The Tomb of the Unknown, Arlington. July, 1992.
The picture above is a scan from a photograph of the Tomb of the Unknowns I took in 1992. The original photograph is now very washed out, so I converted it to sepia. It’s not a very good picture, but I wanted to include it in this post for Memorial Day.
Memorial Day, originally called Decoration Day, is a day of remembrance for those who have died in our nation’s service. There are many stories as to the actual beginnings of Decoration Day, but Waterloo, N. Y., was officially declared the birthplace of Memorial Day by President Lyndon Johnson. There is also evidence that organized women’s groups in the South were decorating graves before the end of the Civil War.

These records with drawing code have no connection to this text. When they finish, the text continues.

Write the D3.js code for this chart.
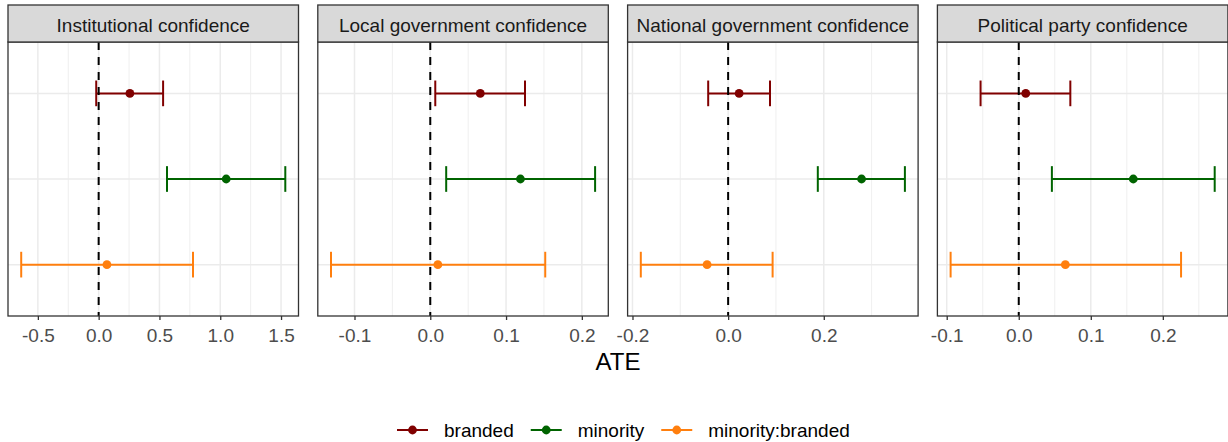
<!DOCTYPE html>
<html>
<head>
<meta charset="utf-8">
<script src="https://cdn.jsdelivr.net/npm/d3@7"></script>
<style>
  html, body { margin: 0; padding: 0; background: #fff; }
  svg { display: block; font-family: "Liberation Sans", Arial, sans-serif; }
</style>
</head>
<body>
<div id="chart"></div>
<script>
// Facets (outcomes) and model terms
const outcomes = [
  "Institutional confidence",
  "Local government confidence",
  "National government confidence",
  "Political party confidence"
];
const terms = ["branded", "minority", "minority:branded"];
const termColors = ["#800000", "#006400", "#ff7f0e"];

// Estimates and 95% CIs, one row per outcome, in the order of `terms`
const estimates = [
  [0.257, 1.049, 0.068],
  [0.066, 0.119, 0.010],
  [0.023, 0.279, -0.044],
  [0.0097, 0.159, 0.0647]
];
const lowers = [
  [-0.020, 0.562, -0.637],
  [0.0066, 0.021, -0.131],
  [-0.0417, 0.1875, -0.1826],
  [-0.053, 0.046, -0.0946]
];
const uppers = [
  [0.530, 1.535, 0.776],
  [0.125, 0.2175, 0.1517],
  [0.0875, 0.3696, 0.093],
  [0.0716, 0.272, 0.2253]
];

// Major x ticks per facet (free scales)
const xTicks = [
  [-0.5, 0.0, 0.5, 1.0, 1.5],
  [-0.1, 0.0, 0.1, 0.2],
  [-0.2, 0.0, 0.2],
  [-0.1, 0.0, 0.1, 0.2]
];

const width = 1228;
const height = 442;
const panel = { left: 8, width: 290.5, step: 309.8, stripTop: 5, top: 42, bottom: 316 };
const fmt = d3.formatLocale({ decimal: ".", thousands: ",", grouping: [3], currency: ["", ""], minus: "-" }).format(".1f");

const svg = d3.select("#chart").append("svg")
  .attr("width", width)
  .attr("height", height);

const y = d3.scalePoint()
  .domain(terms)
  .range([panel.top, panel.bottom])
  .padding(0.6);
const capHalf = y.step() * 0.15;

outcomes.forEach((name, i) => {
  const x0 = panel.left + i * panel.step;
  const x1 = x0 + panel.width;
  const lo = d3.min(lowers[i]);
  const hi = d3.max(uppers[i]);
  const pad = (hi - lo) * 0.05;
  const x = d3.scaleLinear().domain([lo - pad, hi + pad]).range([x0, x1]);

  const g = svg.append("g");

  // panel background
  g.append("rect")
    .attr("x", x0).attr("y", panel.top)
    .attr("width", panel.width).attr("height", panel.bottom - panel.top)
    .attr("fill", "#fff");

  // minor gridlines: midpoints between major ticks
  const ticks = xTicks[i];
  const stepT = ticks[1] - ticks[0];
  const minor = d3.range(ticks.length + 1)
    .map(k => ticks[0] + (k - 0.5) * stepT)
    .filter(v => v > x.domain()[0] && v < x.domain()[1]);
  g.selectAll(".minor").data(minor).join("line")
    .attr("x1", d => x(d)).attr("x2", d => x(d))
    .attr("y1", panel.top).attr("y2", panel.bottom)
    .attr("stroke", "#ebebeb").attr("stroke-width", 0.8);

  g.selectAll(".major").data(ticks).join("line")
    .attr("x1", d => x(d)).attr("x2", d => x(d))
    .attr("y1", panel.top).attr("y2", panel.bottom)
    .attr("stroke", "#ebebeb").attr("stroke-width", 1.5);

  g.selectAll(".hgrid").data(terms).join("line")
    .attr("x1", x0).attr("x2", x1)
    .attr("y1", d => y(d)).attr("y2", d => y(d))
    .attr("stroke", "#ebebeb").attr("stroke-width", 1.5);

  // error bars
  const rows = terms.map((t, j) => ({
    term: t, color: termColors[j],
    est: estimates[i][j], lo: lowers[i][j], hi: uppers[i][j]
  }));

  const bars = g.selectAll(".bar").data(rows).join("g");
  bars.append("line")
    .attr("x1", d => x(d.lo)).attr("x2", d => x(d.hi))
    .attr("y1", d => y(d.term)).attr("y2", d => y(d.term))
    .attr("stroke", d => d.color).attr("stroke-width", 2);
  bars.append("line")
    .attr("x1", d => x(d.lo)).attr("x2", d => x(d.lo))
    .attr("y1", d => y(d.term) - capHalf).attr("y2", d => y(d.term) + capHalf)
    .attr("stroke", d => d.color).attr("stroke-width", 2);
  bars.append("line")
    .attr("x1", d => x(d.hi)).attr("x2", d => x(d.hi))
    .attr("y1", d => y(d.term) - capHalf).attr("y2", d => y(d.term) + capHalf)
    .attr("stroke", d => d.color).attr("stroke-width", 2);
  bars.append("circle")
    .attr("cx", d => x(d.est)).attr("cy", d => y(d.term))
    .attr("r", 4.4)
    .attr("fill", d => d.color);

  // reference line at zero
  g.append("line")
    .attr("x1", x(0)).attr("x2", x(0))
    .attr("y1", panel.top).attr("y2", panel.bottom)
    .attr("stroke", "#000").attr("stroke-width", 2)
    .attr("stroke-dasharray", "8,7");

  // panel border
  g.append("rect")
    .attr("x", x0).attr("y", panel.top)
    .attr("width", panel.width).attr("height", panel.bottom - panel.top)
    .attr("fill", "none").attr("stroke", "#333").attr("stroke-width", 1.3);

  // strip
  g.append("rect")
    .attr("x", x0).attr("y", panel.stripTop)
    .attr("width", panel.width).attr("height", panel.top - panel.stripTop)
    .attr("fill", "#d9d9d9").attr("stroke", "#333").attr("stroke-width", 1.3);
  g.append("text")
    .attr("x", (x0 + x1) / 2).attr("y", 31.5)
    .attr("text-anchor", "middle")
    .attr("font-size", 19)
    .attr("fill", "#1a1a1a")
    .text(name);

  // x axis
  const axis = d3.axisBottom(x)
    .tickValues(ticks)
    .tickFormat(fmt)
    .tickSize(4)
    .tickPadding(9);
  const ax = g.append("g")
    .attr("transform", `translate(0,${panel.bottom})`)
    .call(axis);
  ax.select(".domain").remove();
  ax.selectAll(".tick line").attr("stroke", "#333").attr("stroke-width", 1.3);
  ax.selectAll(".tick text")
    .attr("font-size", 19)
    .attr("font-family", "Liberation Sans, Arial, sans-serif")
    .attr("fill", "#4d4d4d");
});

// axis title
svg.append("text")
  .attr("x", 618).attr("y", 370)
  .attr("text-anchor", "middle")
  .attr("font-size", 24)
  .attr("fill", "#000")
  .text("ATE");

// legend
const legend = svg.append("g").attr("transform", "translate(397,430)");
let lx = 0;
terms.forEach((t, j) => {
  const item = legend.append("g").attr("transform", `translate(${lx},0)`);
  item.append("line")
    .attr("x1", 0).attr("x2", 31)
    .attr("stroke", termColors[j]).attr("stroke-width", 2);
  item.append("circle")
    .attr("cx", 15.5).attr("r", 4.4)
    .attr("fill", termColors[j]);
  const txt = item.append("text")
    .attr("x", 47).attr("y", 7)
    .attr("font-size", 19)
    .attr("fill", "#000")
    .text(t);
  lx += 47 + txt.node().getComputedTextLength() + 17;
});
</script>
</body>
</html>
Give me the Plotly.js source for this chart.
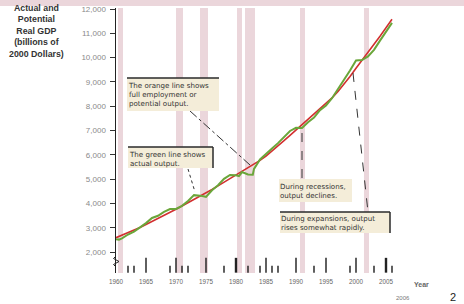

Memorial Day was officially proclaimed on May 5, 1868, by General John Logan, national commander of the Grand Army of the Republic, and was first observed on May 30th of that same year. The first state to officially recognize the holiday was New York in 1873. By 1890 it was recognized by all of the northern states, although the South refused to acknowledge the day until after World War I, when the holiday changed from honoring just those who died fighting in the Civil War to honoring Americans who died fighting in any war.
The holiday has changed in many ways over the years. In 1971 Congress changed the date to the last Monday in May to ensure a three day weekend. As such, Memorial Day is now celebrated as much for the unofficial beginning of summer as it is for a day of remembrance.
So I hope you will enjoy any special activities that you have planned for the day. But I also hope you will take a moment to remember those who sacrificed so much to give us the freedom that we enjoy.